Another interesting aspect is how they’ve differentiated the experience by using upscale lodging rather than camping, and catering the food rather than cooking out. That creates more of a premium experience that will appeal to a different clientele than the tour companies that set up camp and grill out in the desert. Not that one is better than the other, but it’s a point of differentiation that allows them to target a different subset of the mountain biker population. For your business, how can you differentiate your offering to appeal to an underserved segment?

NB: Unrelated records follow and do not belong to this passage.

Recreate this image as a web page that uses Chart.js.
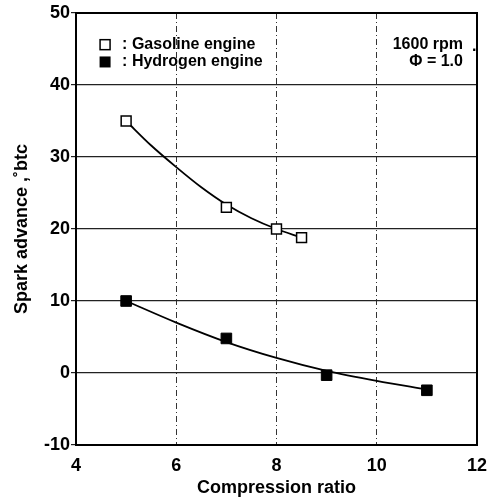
<!DOCTYPE html>
<html>
<head>
<meta charset="utf-8">
<script src="https://cdn.jsdelivr.net/npm/chart.js@4.4.1/dist/chart.umd.min.js"></script>
<style>
  body { margin: 0; background: #fff; }
  canvas { display: block; }
</style>
</head>
<body>
<canvas id="grafico" width="487" height="499"></canvas>
<script>
// datos
const ratioGasoline = [5, 7, 8, 8.5];
const advanceGasoline = [35, 23, 20, 18.8];
const ratioHydrogen = [5, 7, 9, 11];
const advanceHydrogen = [10, 4.8, -0.3, -2.4];

// curvas ajustadas
const fitGasolineX = [5, 5.5, 6, 6.5, 7, 7.5, 8, 8.5];
const fitGasolineY = [35, 31.6, 28.6, 25.8, 23.4, 21.5, 20.0, 18.8];
const fitHydrogenX = [5, 6, 7, 8, 9, 10, 11];
const fitHydrogenY = [10, 7.0, 4.3, 2.1, 0.3, -1.1, -2.3];

const xTicks = [4, 6, 8, 10, 12];
const yTicks = [-10, 0, 10, 20, 30, 40, 50];

const FONT = "'Liberation Sans', Arial, Helvetica, sans-serif";

function pares(xs, ys) {
    return xs.map((x, i) => ({ x: x, y: ys[i] }));
}

// marco y textos dentro del grafico
const extras = {
    id: "extras",
    beforeDatasetsDraw(chart) {
        const { ctx, chartArea: a } = chart;
        ctx.save();
        ctx.strokeStyle = "#000";
        ctx.lineWidth = 2;
        ctx.strokeRect(a.left, a.top, a.right - a.left, a.bottom - a.top);
        ctx.restore();
    },
    afterDraw(chart) {
        const { ctx } = chart;
        const sx = chart.scales.x, sy = chart.scales.y;
        ctx.save();
        ctx.fillStyle = "#000";
        ctx.font = "bold 16px " + FONT;
        ctx.textBaseline = "middle";

        const bx = sx.getPixelForValue(4.58);
        const r1 = sy.getPixelForValue(45.6);
        const r2 = sy.getPixelForValue(43.2);
        // cuadrado vacio
        ctx.strokeStyle = "#000";
        ctx.lineWidth = 1.5;
        ctx.fillStyle = "#fff";
        ctx.fillRect(bx - 5, r1 - 5, 10, 10);
        ctx.strokeRect(bx - 5, r1 - 5, 10, 10);
        // cuadrado lleno
        ctx.fillStyle = "#000";
        ctx.fillRect(bx - 5.5, r2 - 5.5, 11, 11);

        const tx = sx.getPixelForValue(4.92);
        ctx.textAlign = "left";
        ctx.fillText(": Gasoline engine", tx, r1);
        ctx.fillText(": Hydrogen engine", tx, r2);

        const rx = sx.getPixelForValue(11.72);
        ctx.textAlign = "right";
        ctx.fillText("1600 rpm", rx, r1);
        ctx.fillText("\u03A6 = 1.0", rx, r2);
        ctx.textAlign = "left";
        ctx.fillText(".", sx.getPixelForValue(11.9), sy.getPixelForValue(45.3));
        ctx.restore();
    }
};

const ctx = document.getElementById("grafico");

new Chart(ctx, {
    type: "scatter",
    data: {
        datasets: [
            {
                label: "Gasoline engine",
                data: pares(ratioGasoline, advanceGasoline),
                pointStyle: "rect",
                pointRadius: 7,
                pointBorderWidth: 1.5,
                borderColor: "#000",
                backgroundColor: "#fff",
                showLine: false,
                order: 0
            },
            {
                label: "Hydrogen engine",
                data: pares(ratioHydrogen, advanceHydrogen),
                pointStyle: "rect",
                pointRadius: 7.5,
                pointBorderWidth: 1,
                borderColor: "#000",
                backgroundColor: "#000",
                showLine: false,
                order: 0
            },
            {
                label: "fit gasoline",
                data: pares(fitGasolineX, fitGasolineY),
                showLine: true,
                pointRadius: 0,
                borderColor: "#000",
                borderWidth: 1.8,
                cubicInterpolationMode: "monotone",
                order: 1
            },
            {
                label: "fit hydrogen",
                data: pares(fitHydrogenX, fitHydrogenY),
                showLine: true,
                pointRadius: 0,
                borderColor: "#000",
                borderWidth: 1.8,
                cubicInterpolationMode: "monotone",
                order: 1
            }
        ]
    },
    options: {
        responsive: false,
        animation: false,
        layout: { padding: { left: 0, top: 13, right: 10, bottom: 0 } },
        plugins: {
            legend: { display: false },
            tooltip: { enabled: false }
        },
        scales: {
            x: {
                type: "linear",
                min: 4,
                max: 12,
                afterBuildTicks: s => { s.ticks = xTicks.map(v => ({ value: v })); },
                afterFit: s => { s.height = 54; s.paddingLeft = 0; s.paddingRight = 0; },
                border: { display: false, dash: [6, 3, 1, 3] },
                grid: { color: "#333", lineWidth: 1, drawTicks: false },
                ticks: {
                    color: "#000",
                    padding: 10,
                    font: { family: FONT, size: 18, weight: "bold" }
                },
                title: {
                    display: true,
                    text: "Compression ratio",
                    color: "#000",
                    padding: { top: 0, bottom: 0 },
                    font: { family: FONT, size: 18, weight: "bold" }
                }
            },
            y: {
                min: -10,
                max: 50,
                afterBuildTicks: s => { s.ticks = yTicks.map(v => ({ value: v })); },
                afterFit: s => { s.width = 76; s.paddingTop = 0; s.paddingBottom = 0; },
                border: { display: false },
                grid: { color: "#222", lineWidth: 1.2, tickLength: 5 },
                ticks: {
                    color: "#000",
                    padding: 1,
                    font: { family: FONT, size: 18, weight: "bold" }
                },
                title: {
                    display: true,
                    text: "Spark advance ,\u02DAbtc",
                    color: "#000",
                    padding: { top: 11, bottom: 0 },
                    font: { family: FONT, size: 18, weight: "bold" }
                }
            }
        }
    },
    plugins: [extras]
});
</script>
</body>
</html>
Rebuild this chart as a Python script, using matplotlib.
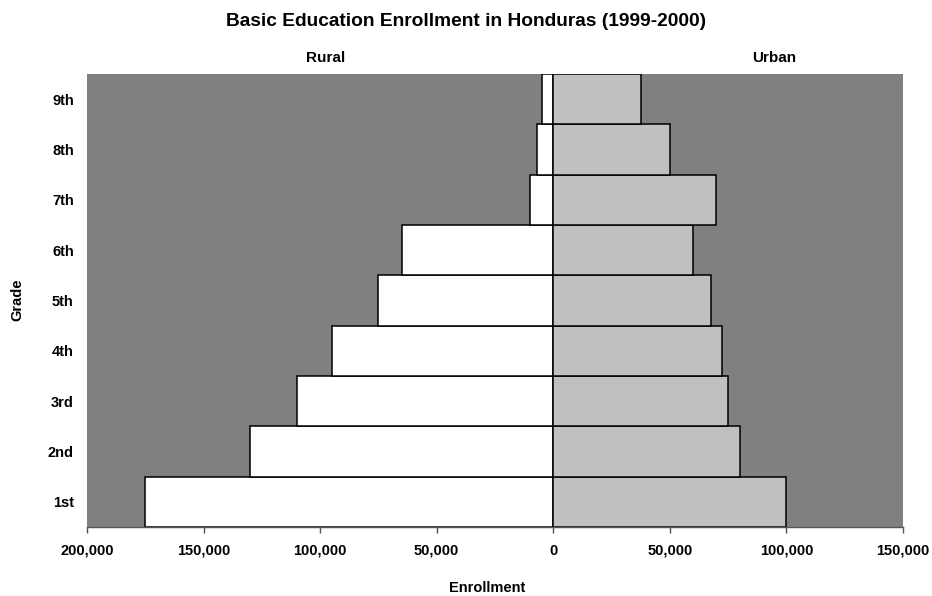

For anyone wanting to create and sell a curated experience, there are a lot of other great little lessons in here to provide food for thought. Things like scheduling, quantity of events, add ons, custom events, etc., all give plenty of ideas to help you create your own special events and find your place in the market. Another important note was how the brand name equipment partnerships don’t just benefit the brands with additional exposure, it also helped boost the credibility of Chasing Epic by association.